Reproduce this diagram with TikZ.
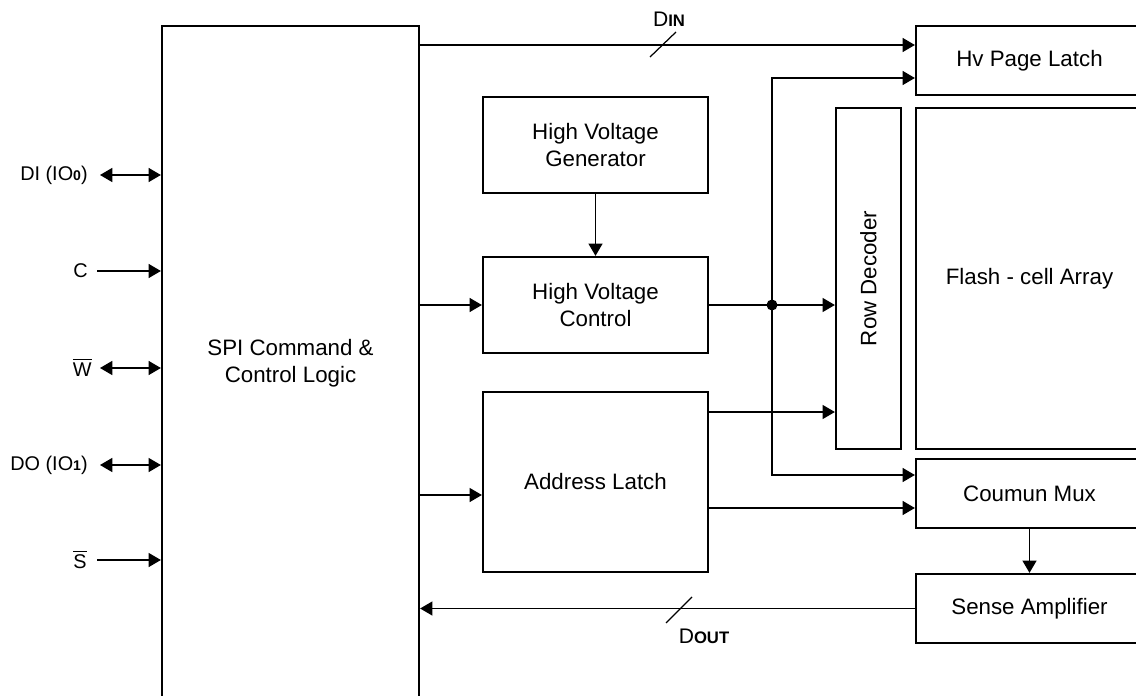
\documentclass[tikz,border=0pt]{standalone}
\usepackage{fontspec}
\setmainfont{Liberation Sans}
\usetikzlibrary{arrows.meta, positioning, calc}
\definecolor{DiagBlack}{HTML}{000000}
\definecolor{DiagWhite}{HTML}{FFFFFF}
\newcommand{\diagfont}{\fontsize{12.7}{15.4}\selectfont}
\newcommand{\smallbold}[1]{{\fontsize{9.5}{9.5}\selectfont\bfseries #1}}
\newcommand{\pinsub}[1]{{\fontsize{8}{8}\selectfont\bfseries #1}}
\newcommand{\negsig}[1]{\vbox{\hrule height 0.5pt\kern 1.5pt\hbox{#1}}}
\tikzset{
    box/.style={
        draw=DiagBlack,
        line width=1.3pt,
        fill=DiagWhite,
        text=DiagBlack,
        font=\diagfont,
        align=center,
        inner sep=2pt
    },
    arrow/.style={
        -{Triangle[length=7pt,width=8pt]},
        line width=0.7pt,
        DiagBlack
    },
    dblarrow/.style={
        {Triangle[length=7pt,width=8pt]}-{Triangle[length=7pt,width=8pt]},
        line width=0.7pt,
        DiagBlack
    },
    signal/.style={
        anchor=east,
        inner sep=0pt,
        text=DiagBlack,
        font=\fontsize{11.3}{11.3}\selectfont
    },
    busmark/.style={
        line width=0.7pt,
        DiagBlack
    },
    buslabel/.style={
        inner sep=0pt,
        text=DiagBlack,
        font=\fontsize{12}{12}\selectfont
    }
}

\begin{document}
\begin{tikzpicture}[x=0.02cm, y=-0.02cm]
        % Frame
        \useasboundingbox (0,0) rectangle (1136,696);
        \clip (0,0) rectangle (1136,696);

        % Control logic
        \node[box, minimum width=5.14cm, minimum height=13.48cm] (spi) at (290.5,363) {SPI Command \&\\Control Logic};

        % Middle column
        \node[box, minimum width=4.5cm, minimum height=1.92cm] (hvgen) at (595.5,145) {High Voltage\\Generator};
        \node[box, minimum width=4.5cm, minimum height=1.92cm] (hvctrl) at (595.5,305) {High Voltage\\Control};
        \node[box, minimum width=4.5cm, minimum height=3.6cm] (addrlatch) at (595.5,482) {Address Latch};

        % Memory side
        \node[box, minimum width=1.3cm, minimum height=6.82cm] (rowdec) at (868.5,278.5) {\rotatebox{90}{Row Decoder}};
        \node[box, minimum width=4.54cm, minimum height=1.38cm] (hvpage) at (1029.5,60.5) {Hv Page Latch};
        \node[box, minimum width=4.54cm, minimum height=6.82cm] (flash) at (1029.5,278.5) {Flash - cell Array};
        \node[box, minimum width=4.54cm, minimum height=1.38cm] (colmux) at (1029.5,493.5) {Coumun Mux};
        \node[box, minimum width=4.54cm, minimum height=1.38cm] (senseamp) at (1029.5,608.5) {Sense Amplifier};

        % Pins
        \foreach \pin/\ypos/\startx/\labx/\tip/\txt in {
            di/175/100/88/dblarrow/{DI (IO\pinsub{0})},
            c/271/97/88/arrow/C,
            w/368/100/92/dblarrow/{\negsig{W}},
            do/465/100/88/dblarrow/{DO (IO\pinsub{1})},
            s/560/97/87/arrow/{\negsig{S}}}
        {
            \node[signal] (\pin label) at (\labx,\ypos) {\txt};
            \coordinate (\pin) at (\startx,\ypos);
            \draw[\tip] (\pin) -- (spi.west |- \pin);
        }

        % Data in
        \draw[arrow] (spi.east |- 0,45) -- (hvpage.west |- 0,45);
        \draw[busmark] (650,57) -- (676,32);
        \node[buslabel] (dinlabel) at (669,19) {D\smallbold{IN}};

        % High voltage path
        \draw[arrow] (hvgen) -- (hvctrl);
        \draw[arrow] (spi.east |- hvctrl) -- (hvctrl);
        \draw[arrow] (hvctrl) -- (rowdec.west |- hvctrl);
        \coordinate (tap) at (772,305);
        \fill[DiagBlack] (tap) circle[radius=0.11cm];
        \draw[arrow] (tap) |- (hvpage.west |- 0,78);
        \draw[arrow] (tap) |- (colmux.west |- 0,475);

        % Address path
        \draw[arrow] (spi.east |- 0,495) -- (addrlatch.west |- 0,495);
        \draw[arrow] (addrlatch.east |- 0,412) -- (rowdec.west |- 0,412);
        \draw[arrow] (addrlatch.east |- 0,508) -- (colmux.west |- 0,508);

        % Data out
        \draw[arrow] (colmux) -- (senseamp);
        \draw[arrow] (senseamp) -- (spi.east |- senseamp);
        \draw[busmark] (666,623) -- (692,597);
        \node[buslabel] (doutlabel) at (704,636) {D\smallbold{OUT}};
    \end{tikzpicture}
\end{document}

WRITTEN TASK:
Extract the full listing exactly, with the pictures left out.

SOLUTION FOR THIS PROBLEM:
Reproduce this diagram with TikZ.
\documentclass[tikz,border=0pt]{standalone}
\usepackage{fontspec}
\setmainfont{Liberation Sans}
\usetikzlibrary{arrows.meta, positioning, calc}
\definecolor{DiagBlack}{HTML}{000000}
\definecolor{DiagWhite}{HTML}{FFFFFF}
\newcommand{\diagfont}{\fontsize{12.7}{15.4}\selectfont}
\newcommand{\smallbold}[1]{{\fontsize{9.5}{9.5}\selectfont\bfseries #1}}
\newcommand{\pinsub}[1]{{\fontsize{8}{8}\selectfont\bfseries #1}}
\newcommand{\negsig}[1]{\vbox{\hrule height 0.5pt\kern 1.5pt\hbox{#1}}}
\tikzset{
    box/.style={
        draw=DiagBlack,
        line width=1.3pt,
        fill=DiagWhite,
        text=DiagBlack,
        font=\diagfont,
        align=center,
        inner sep=2pt
    },
    arrow/.style={
        -{Triangle[length=7pt,width=8pt]},
        line width=0.7pt,
        DiagBlack
    },
    dblarrow/.style={
        {Triangle[length=7pt,width=8pt]}-{Triangle[length=7pt,width=8pt]},
        line width=0.7pt,
        DiagBlack
    },
    signal/.style={
        anchor=east,
        inner sep=0pt,
        text=DiagBlack,
        font=\fontsize{11.3}{11.3}\selectfont
    },
    busmark/.style={
        line width=0.7pt,
        DiagBlack
    },
    buslabel/.style={
        inner sep=0pt,
        text=DiagBlack,
        font=\fontsize{12}{12}\selectfont
    }
}

\begin{document}
\begin{tikzpicture}[x=0.02cm, y=-0.02cm]
        % Frame
        \useasboundingbox (0,0) rectangle (1136,696);
        \clip (0,0) rectangle (1136,696);

        % Control logic
        \node[box, minimum width=5.14cm, minimum height=13.48cm] (spi) at (290.5,363) {SPI Command \&\\Control Logic};

        % Middle column
        \node[box, minimum width=4.5cm, minimum height=1.92cm] (hvgen) at (595.5,145) {High Voltage\\Generator};
        \node[box, minimum width=4.5cm, minimum height=1.92cm] (hvctrl) at (595.5,305) {High Voltage\\Control};
        \node[box, minimum width=4.5cm, minimum height=3.6cm] (addrlatch) at (595.5,482) {Address Latch};

        % Memory side
        \node[box, minimum width=1.3cm, minimum height=6.82cm] (rowdec) at (868.5,278.5) {\rotatebox{90}{Row Decoder}};
        \node[box, minimum width=4.54cm, minimum height=1.38cm] (hvpage) at (1029.5,60.5) {Hv Page Latch};
        \node[box, minimum width=4.54cm, minimum height=6.82cm] (flash) at (1029.5,278.5) {Flash - cell Array};
        \node[box, minimum width=4.54cm, minimum height=1.38cm] (colmux) at (1029.5,493.5) {Coumun Mux};
        \node[box, minimum width=4.54cm, minimum height=1.38cm] (senseamp) at (1029.5,608.5) {Sense Amplifier};

        % Pins
        \foreach \pin/\ypos/\startx/\labx/\tip/\txt in {
            di/175/100/88/dblarrow/{DI (IO\pinsub{0})},
            c/271/97/88/arrow/C,
            w/368/100/92/dblarrow/{\negsig{W}},
            do/465/100/88/dblarrow/{DO (IO\pinsub{1})},
            s/560/97/87/arrow/{\negsig{S}}}
        {
            \node[signal] (\pin label) at (\labx,\ypos) {\txt};
            \coordinate (\pin) at (\startx,\ypos);
            \draw[\tip] (\pin) -- (spi.west |- \pin);
        }

        % Data in
        \draw[arrow] (spi.east |- 0,45) -- (hvpage.west |- 0,45);
        \draw[busmark] (650,57) -- (676,32);
        \node[buslabel] (dinlabel) at (669,19) {D\smallbold{IN}};

        % High voltage path
        \draw[arrow] (hvgen) -- (hvctrl);
        \draw[arrow] (spi.east |- hvctrl) -- (hvctrl);
        \draw[arrow] (hvctrl) -- (rowdec.west |- hvctrl);
        \coordinate (tap) at (772,305);
        \fill[DiagBlack] (tap) circle[radius=0.11cm];
        \draw[arrow] (tap) |- (hvpage.west |- 0,78);
        \draw[arrow] (tap) |- (colmux.west |- 0,475);

        % Address path
        \draw[arrow] (spi.east |- 0,495) -- (addrlatch.west |- 0,495);
        \draw[arrow] (addrlatch.east |- 0,412) -- (rowdec.west |- 0,412);
        \draw[arrow] (addrlatch.east |- 0,508) -- (colmux.west |- 0,508);

        % Data out
        \draw[arrow] (colmux) -- (senseamp);
        \draw[arrow] (senseamp) -- (spi.east |- senseamp);
        \draw[busmark] (666,623) -- (692,597);
        \node[buslabel] (doutlabel) at (704,636) {D\smallbold{OUT}};
    \end{tikzpicture}
\end{document}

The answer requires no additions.